** start Material **

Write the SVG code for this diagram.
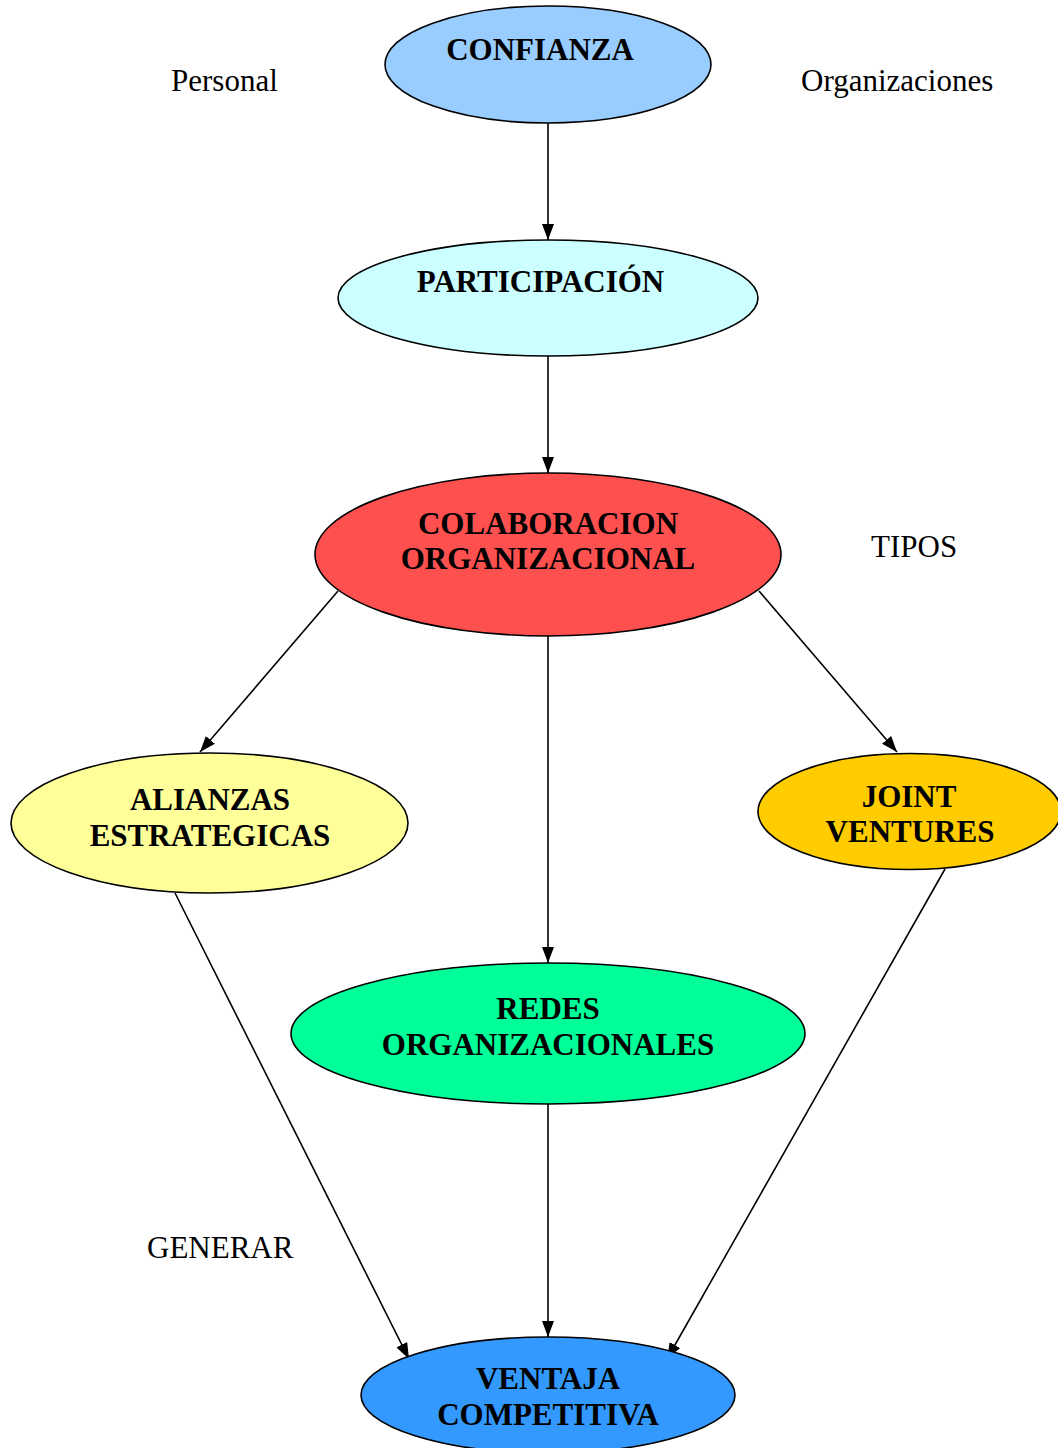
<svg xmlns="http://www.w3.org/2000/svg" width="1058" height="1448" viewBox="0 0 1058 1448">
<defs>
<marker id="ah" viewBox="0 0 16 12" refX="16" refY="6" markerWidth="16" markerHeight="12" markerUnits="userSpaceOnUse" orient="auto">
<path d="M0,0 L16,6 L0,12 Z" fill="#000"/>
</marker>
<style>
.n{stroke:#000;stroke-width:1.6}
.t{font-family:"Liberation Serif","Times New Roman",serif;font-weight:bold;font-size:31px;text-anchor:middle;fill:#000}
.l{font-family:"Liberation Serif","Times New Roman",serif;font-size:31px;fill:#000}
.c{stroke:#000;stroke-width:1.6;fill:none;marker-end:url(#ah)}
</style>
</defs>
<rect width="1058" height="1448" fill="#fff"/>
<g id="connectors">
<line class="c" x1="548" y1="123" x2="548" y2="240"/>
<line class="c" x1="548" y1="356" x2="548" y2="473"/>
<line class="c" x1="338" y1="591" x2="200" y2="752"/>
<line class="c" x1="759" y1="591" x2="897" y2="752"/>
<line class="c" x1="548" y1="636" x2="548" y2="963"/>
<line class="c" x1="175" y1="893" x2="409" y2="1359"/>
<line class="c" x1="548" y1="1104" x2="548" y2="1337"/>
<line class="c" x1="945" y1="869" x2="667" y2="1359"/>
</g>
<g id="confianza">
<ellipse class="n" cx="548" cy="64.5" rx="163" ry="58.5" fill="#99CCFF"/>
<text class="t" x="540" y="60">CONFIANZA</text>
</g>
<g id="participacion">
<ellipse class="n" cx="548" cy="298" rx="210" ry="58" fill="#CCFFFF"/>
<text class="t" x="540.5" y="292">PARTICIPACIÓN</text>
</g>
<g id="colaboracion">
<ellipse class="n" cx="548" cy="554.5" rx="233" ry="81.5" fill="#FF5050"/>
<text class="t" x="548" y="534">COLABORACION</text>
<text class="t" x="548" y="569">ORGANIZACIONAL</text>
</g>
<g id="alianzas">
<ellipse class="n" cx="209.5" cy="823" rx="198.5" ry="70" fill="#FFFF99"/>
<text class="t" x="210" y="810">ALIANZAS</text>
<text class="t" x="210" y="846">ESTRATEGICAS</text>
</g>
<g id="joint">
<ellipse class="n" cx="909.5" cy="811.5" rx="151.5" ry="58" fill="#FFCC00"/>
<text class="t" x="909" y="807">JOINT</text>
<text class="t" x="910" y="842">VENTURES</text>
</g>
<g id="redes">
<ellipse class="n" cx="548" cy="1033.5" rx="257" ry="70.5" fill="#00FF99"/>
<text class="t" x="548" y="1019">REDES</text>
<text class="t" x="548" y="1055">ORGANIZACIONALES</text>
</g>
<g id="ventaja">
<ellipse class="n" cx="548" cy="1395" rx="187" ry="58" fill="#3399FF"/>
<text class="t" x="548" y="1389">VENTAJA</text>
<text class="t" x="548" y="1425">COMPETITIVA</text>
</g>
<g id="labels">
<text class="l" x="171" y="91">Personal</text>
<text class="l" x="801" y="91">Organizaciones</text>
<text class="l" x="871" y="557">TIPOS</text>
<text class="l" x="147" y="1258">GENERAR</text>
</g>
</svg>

** end Material **

■ **Description of the task**:
Skip every picture and transcribe the data above exactly.

■ **Full response**:
Write the SVG code for this diagram.
<svg xmlns="http://www.w3.org/2000/svg" width="1058" height="1448" viewBox="0 0 1058 1448">
<defs>
<marker id="ah" viewBox="0 0 16 12" refX="16" refY="6" markerWidth="16" markerHeight="12" markerUnits="userSpaceOnUse" orient="auto">
<path d="M0,0 L16,6 L0,12 Z" fill="#000"/>
</marker>
<style>
.n{stroke:#000;stroke-width:1.6}
.t{font-family:"Liberation Serif","Times New Roman",serif;font-weight:bold;font-size:31px;text-anchor:middle;fill:#000}
.l{font-family:"Liberation Serif","Times New Roman",serif;font-size:31px;fill:#000}
.c{stroke:#000;stroke-width:1.6;fill:none;marker-end:url(#ah)}
</style>
</defs>
<rect width="1058" height="1448" fill="#fff"/>
<g id="connectors">
<line class="c" x1="548" y1="123" x2="548" y2="240"/>
<line class="c" x1="548" y1="356" x2="548" y2="473"/>
<line class="c" x1="338" y1="591" x2="200" y2="752"/>
<line class="c" x1="759" y1="591" x2="897" y2="752"/>
<line class="c" x1="548" y1="636" x2="548" y2="963"/>
<line class="c" x1="175" y1="893" x2="409" y2="1359"/>
<line class="c" x1="548" y1="1104" x2="548" y2="1337"/>
<line class="c" x1="945" y1="869" x2="667" y2="1359"/>
</g>
<g id="confianza">
<ellipse class="n" cx="548" cy="64.5" rx="163" ry="58.5" fill="#99CCFF"/>
<text class="t" x="540" y="60">CONFIANZA</text>
</g>
<g id="participacion">
<ellipse class="n" cx="548" cy="298" rx="210" ry="58" fill="#CCFFFF"/>
<text class="t" x="540.5" y="292">PARTICIPACIÓN</text>
</g>
<g id="colaboracion">
<ellipse class="n" cx="548" cy="554.5" rx="233" ry="81.5" fill="#FF5050"/>
<text class="t" x="548" y="534">COLABORACION</text>
<text class="t" x="548" y="569">ORGANIZACIONAL</text>
</g>
<g id="alianzas">
<ellipse class="n" cx="209.5" cy="823" rx="198.5" ry="70" fill="#FFFF99"/>
<text class="t" x="210" y="810">ALIANZAS</text>
<text class="t" x="210" y="846">ESTRATEGICAS</text>
</g>
<g id="joint">
<ellipse class="n" cx="909.5" cy="811.5" rx="151.5" ry="58" fill="#FFCC00"/>
<text class="t" x="909" y="807">JOINT</text>
<text class="t" x="910" y="842">VENTURES</text>
</g>
<g id="redes">
<ellipse class="n" cx="548" cy="1033.5" rx="257" ry="70.5" fill="#00FF99"/>
<text class="t" x="548" y="1019">REDES</text>
<text class="t" x="548" y="1055">ORGANIZACIONALES</text>
</g>
<g id="ventaja">
<ellipse class="n" cx="548" cy="1395" rx="187" ry="58" fill="#3399FF"/>
<text class="t" x="548" y="1389">VENTAJA</text>
<text class="t" x="548" y="1425">COMPETITIVA</text>
</g>
<g id="labels">
<text class="l" x="171" y="91">Personal</text>
<text class="l" x="801" y="91">Organizaciones</text>
<text class="l" x="871" y="557">TIPOS</text>
<text class="l" x="147" y="1258">GENERAR</text>
</g>
</svg>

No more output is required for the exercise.